Still getting over the self consciousness, what if somebody sees me. I keep reminding myself that no one really knows who I am, except Joy. And I don't want to hide myself from her. So it's ok. It was a shock to see a picture of her father today. I'm only partially settled with him. A part of me is still raging. He used to call me on her birthday, for about 4-5 years, till I told him to stop. We had nothing else to do with each other. I just couldn't slip into a sweet sad reminisce with him. There was too much anger and anguish in me.

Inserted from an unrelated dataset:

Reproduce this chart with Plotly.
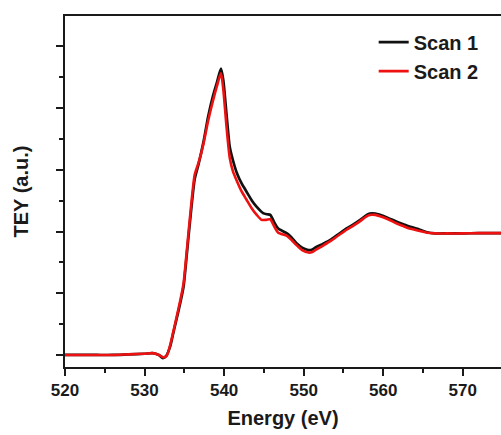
import plotly.graph_objects as go

# Energy (eV) and TEY (a.u.)
energy_scan1 = [520, 522, 524, 526, 528, 530, 531, 531.8, 532.3, 532.7, 533.2, 533.6, 534.0, 534.5,
                534.9, 535.3, 535.7, 536.3, 536.8, 537.4, 538.0, 538.6, 539.1, 539.6, 539.9, 540.3,
                540.7, 541.1, 541.6, 542.2, 542.8, 543.5, 544.1, 544.9, 545.4, 545.8, 546.3, 546.8,
                547.9, 548.5, 549.1, 549.8, 550.6, 551.1, 551.6, 552.4, 553.3, 554.4, 555.4, 556.3,
                557.1, 557.8, 558.3, 559.0, 559.6, 560.6, 561.7, 562.5, 563.3, 564.6, 565.5, 566.5,
                568, 570, 572, 575]
tey_scan1 = [0.0, 0.0, 0.0, 0.0, 0.01, 0.02, 0.03, 0.0, -0.05, -0.02, 0.13, 0.35, 0.57, 0.85,
             1.11, 1.62, 2.15, 2.85, 3.1, 3.45, 3.87, 4.2, 4.42, 4.64, 4.45, 3.9,
             3.38, 3.16, 2.95, 2.78, 2.65, 2.50, 2.40, 2.30, 2.28, 2.27, 2.15, 2.05,
             1.97, 1.90, 1.81, 1.74, 1.70, 1.71, 1.75, 1.80, 1.86, 1.96, 2.05, 2.12,
             2.19, 2.26, 2.29, 2.29, 2.27, 2.22, 2.16, 2.12, 2.08, 2.03, 1.99, 1.97,
             1.97, 1.97, 1.975, 1.975]

energy_scan2 = [520, 522, 524, 526, 528, 530, 531, 531.8, 532.4, 532.8, 533.2, 533.6, 534.0, 534.5,
                534.9, 535.3, 535.7, 536.3, 536.8, 537.4, 538.0, 538.6, 539.1, 539.6, 539.9, 540.3,
                540.7, 541.1, 541.6, 542.2, 542.8, 543.5, 544.1, 544.7, 545.3, 545.8, 546.3, 546.8,
                547.9, 548.5, 549.1, 549.8, 550.6, 551.1, 551.6, 552.4, 553.3, 554.4, 555.4, 556.3,
                557.1, 557.8, 558.3, 559.0, 559.6, 560.6, 561.7, 562.5, 563.3, 564.6, 565.5, 566.5,
                568, 570, 572, 575]
tey_scan2 = [0.0, 0.0, 0.0, 0.0, 0.01, 0.02, 0.03, 0.0, -0.04, -0.01, 0.15, 0.37, 0.60, 0.89,
             1.16, 1.68, 2.22, 2.92, 3.12, 3.42, 3.80, 4.12, 4.36, 4.57, 4.30, 3.70,
             3.20, 2.98, 2.82, 2.65, 2.52, 2.37, 2.27, 2.19, 2.19, 2.20, 2.08, 1.98,
             1.93, 1.86, 1.78, 1.70, 1.66, 1.67, 1.71, 1.77, 1.84, 1.94, 2.03, 2.10,
             2.17, 2.24, 2.27, 2.27, 2.25, 2.20, 2.13, 2.09, 2.05, 2.01, 1.98, 1.97,
             1.97, 1.97, 1.975, 1.975]

series_names = ["Scan 1", "Scan 2"]
x_tick_vals = [520, 530, 540, 550, 560, 570]

FONT = "Liberation Sans, Arial, sans-serif"
AX = "#1a1a1a"

fig = go.Figure()
fig.add_trace(go.Scatter(x=energy_scan1, y=tey_scan1, mode="lines", name=series_names[0],
                         line=dict(color="#111111", width=2.7, shape="spline", smoothing=0.6)))
fig.add_trace(go.Scatter(x=energy_scan2, y=tey_scan2, mode="lines", name=series_names[1],
                         line=dict(color="#ee1111", width=2.6, shape="spline", smoothing=0.6)))

fig.update_layout(
    width=501, height=435,
    margin=dict(l=65, r=0, t=16, b=68),
    paper_bgcolor="white", plot_bgcolor="white",
    font=dict(family=FONT, color=AX),
    showlegend=True,
    legend=dict(x=0.708, y=0.981, xanchor="left", yanchor="top",
                bgcolor="rgba(0,0,0,0)", borderwidth=0,
                font=dict(family=FONT, size=20, weight="bold", color=AX),
                tracegroupgap=0),
    xaxis=dict(
        range=[520, 574.8], tickvals=x_tick_vals, ticktext=[str(v) for v in x_tick_vals],
        showgrid=False, zeroline=False, automargin=False,
        showline=True, linecolor=AX, linewidth=2, mirror=True,
        ticks="outside", ticklen=7, tickwidth=2, tickcolor=AX,
        minor=dict(dtick=5, tick0=520, ticks="outside", ticklen=4, tickwidth=2, tickcolor=AX),
        tickfont=dict(family=FONT, size=17, weight="bold", color=AX),
        title=dict(text="Energy (eV)", standoff=12,
                   font=dict(family=FONT, size=20, weight="bold", color=AX)),
    ),
    yaxis=dict(
        range=[-0.195, 5.494], dtick=1, tick0=0,
        showgrid=False, zeroline=False, showticklabels=False, automargin=False,
        showline=True, linecolor=AX, linewidth=2, mirror=False,
        ticks="outside", ticklen=7, tickwidth=2, tickcolor=AX,
        minor=dict(dtick=0.5, tick0=0, ticks="outside", ticklen=4, tickwidth=2, tickcolor=AX),
        title=dict(text="TEY (a.u.)", standoff=22,
                   font=dict(family=FONT, size=20, weight="bold", color=AX)),
    ),
)

fig.write_html("out.html", config={"displayModeBar": False},
               post_script="document.body.style.margin='0';document.body.style.overflow='hidden';")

Back to my previous story. The plan I came up with was to wait until she was 12 years old. That seemed like an appropriate age. And I would contact the adoption agency, tell them to let her know, or her parents know, that I was available, if she ever needed me for anything. In the meantime I got interested in trying to heal the earth, children in general. And trying to figure out how to have, when to have children I could keep. I got married. Coincidentally (?) my second born arrived months before Joy's 12 birthday. I was completely involved with my baby boy. I didn't even leave the house for three weeks. I didn't leave his side for six months. I didn't do anything that I sensed could in any way jeopardize my connection with him. It was a rare person that had the audacity to ask to hold him. They were lucky to be able to watch me hold him.
I forgot about contacting the adoption agency. It was too risky. This is where I anticipate the rush of hate mail and being castigated. Maybe stoning. I abandoned her again. I chickened out. I did it over and over, trying to protect what I had. Avoiding the pain.